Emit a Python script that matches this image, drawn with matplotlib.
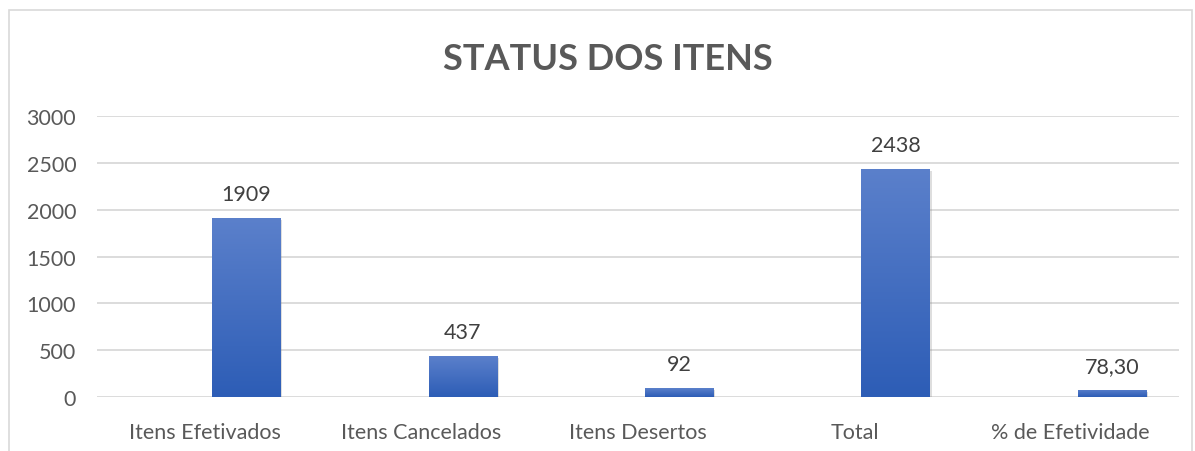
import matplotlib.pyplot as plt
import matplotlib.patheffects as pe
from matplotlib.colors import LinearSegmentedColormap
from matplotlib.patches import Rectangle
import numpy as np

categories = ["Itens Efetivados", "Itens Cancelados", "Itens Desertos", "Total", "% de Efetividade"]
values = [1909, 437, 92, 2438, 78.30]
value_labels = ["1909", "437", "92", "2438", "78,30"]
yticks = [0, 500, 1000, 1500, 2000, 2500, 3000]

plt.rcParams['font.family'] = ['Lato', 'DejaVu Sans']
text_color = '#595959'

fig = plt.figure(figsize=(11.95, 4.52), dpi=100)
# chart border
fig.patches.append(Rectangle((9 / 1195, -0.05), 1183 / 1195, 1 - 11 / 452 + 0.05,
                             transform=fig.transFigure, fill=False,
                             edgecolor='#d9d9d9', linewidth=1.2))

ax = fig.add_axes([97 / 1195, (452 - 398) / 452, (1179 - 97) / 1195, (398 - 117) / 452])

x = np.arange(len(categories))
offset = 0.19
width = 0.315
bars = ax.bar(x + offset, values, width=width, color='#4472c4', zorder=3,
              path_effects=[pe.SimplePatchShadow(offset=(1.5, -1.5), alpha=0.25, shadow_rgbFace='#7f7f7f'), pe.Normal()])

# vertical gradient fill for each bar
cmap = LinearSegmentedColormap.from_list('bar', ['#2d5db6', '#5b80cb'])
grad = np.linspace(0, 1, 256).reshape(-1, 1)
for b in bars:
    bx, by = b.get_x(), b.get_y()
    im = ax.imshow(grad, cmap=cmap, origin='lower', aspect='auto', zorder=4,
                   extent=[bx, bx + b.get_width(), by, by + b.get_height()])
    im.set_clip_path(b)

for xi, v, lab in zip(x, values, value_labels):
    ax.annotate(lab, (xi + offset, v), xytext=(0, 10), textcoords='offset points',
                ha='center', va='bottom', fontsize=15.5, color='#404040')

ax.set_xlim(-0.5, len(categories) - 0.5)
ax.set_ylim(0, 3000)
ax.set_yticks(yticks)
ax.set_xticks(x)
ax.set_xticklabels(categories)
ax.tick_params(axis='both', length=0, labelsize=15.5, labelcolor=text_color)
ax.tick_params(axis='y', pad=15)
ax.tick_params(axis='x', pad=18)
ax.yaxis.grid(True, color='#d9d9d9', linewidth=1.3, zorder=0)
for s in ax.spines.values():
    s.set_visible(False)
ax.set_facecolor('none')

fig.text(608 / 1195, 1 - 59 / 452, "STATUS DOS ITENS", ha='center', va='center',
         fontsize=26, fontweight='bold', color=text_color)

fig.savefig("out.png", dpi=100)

○ ○ ○ ○ ○ ○ ○

§ **WHAT YOU HAVE TO DO**
Without the images, write out each line of the data verbatim.

§ **FULL ANSWER**
Emit a Python script that matches this image, drawn with matplotlib.
import matplotlib.pyplot as plt
import matplotlib.patheffects as pe
from matplotlib.colors import LinearSegmentedColormap
from matplotlib.patches import Rectangle
import numpy as np

categories = ["Itens Efetivados", "Itens Cancelados", "Itens Desertos", "Total", "% de Efetividade"]
values = [1909, 437, 92, 2438, 78.30]
value_labels = ["1909", "437", "92", "2438", "78,30"]
yticks = [0, 500, 1000, 1500, 2000, 2500, 3000]

plt.rcParams['font.family'] = ['Lato', 'DejaVu Sans']
text_color = '#595959'

fig = plt.figure(figsize=(11.95, 4.52), dpi=100)
# chart border
fig.patches.append(Rectangle((9 / 1195, -0.05), 1183 / 1195, 1 - 11 / 452 + 0.05,
                             transform=fig.transFigure, fill=False,
                             edgecolor='#d9d9d9', linewidth=1.2))

ax = fig.add_axes([97 / 1195, (452 - 398) / 452, (1179 - 97) / 1195, (398 - 117) / 452])

x = np.arange(len(categories))
offset = 0.19
width = 0.315
bars = ax.bar(x + offset, values, width=width, color='#4472c4', zorder=3,
              path_effects=[pe.SimplePatchShadow(offset=(1.5, -1.5), alpha=0.25, shadow_rgbFace='#7f7f7f'), pe.Normal()])

# vertical gradient fill for each bar
cmap = LinearSegmentedColormap.from_list('bar', ['#2d5db6', '#5b80cb'])
grad = np.linspace(0, 1, 256).reshape(-1, 1)
for b in bars:
    bx, by = b.get_x(), b.get_y()
    im = ax.imshow(grad, cmap=cmap, origin='lower', aspect='auto', zorder=4,
                   extent=[bx, bx + b.get_width(), by, by + b.get_height()])
    im.set_clip_path(b)

for xi, v, lab in zip(x, values, value_labels):
    ax.annotate(lab, (xi + offset, v), xytext=(0, 10), textcoords='offset points',
                ha='center', va='bottom', fontsize=15.5, color='#404040')

ax.set_xlim(-0.5, len(categories) - 0.5)
ax.set_ylim(0, 3000)
ax.set_yticks(yticks)
ax.set_xticks(x)
ax.set_xticklabels(categories)
ax.tick_params(axis='both', length=0, labelsize=15.5, labelcolor=text_color)
ax.tick_params(axis='y', pad=15)
ax.tick_params(axis='x', pad=18)
ax.yaxis.grid(True, color='#d9d9d9', linewidth=1.3, zorder=0)
for s in ax.spines.values():
    s.set_visible(False)
ax.set_facecolor('none')

fig.text(608 / 1195, 1 - 59 / 452, "STATUS DOS ITENS", ha='center', va='center',
         fontsize=26, fontweight='bold', color=text_color)

fig.savefig("out.png", dpi=100)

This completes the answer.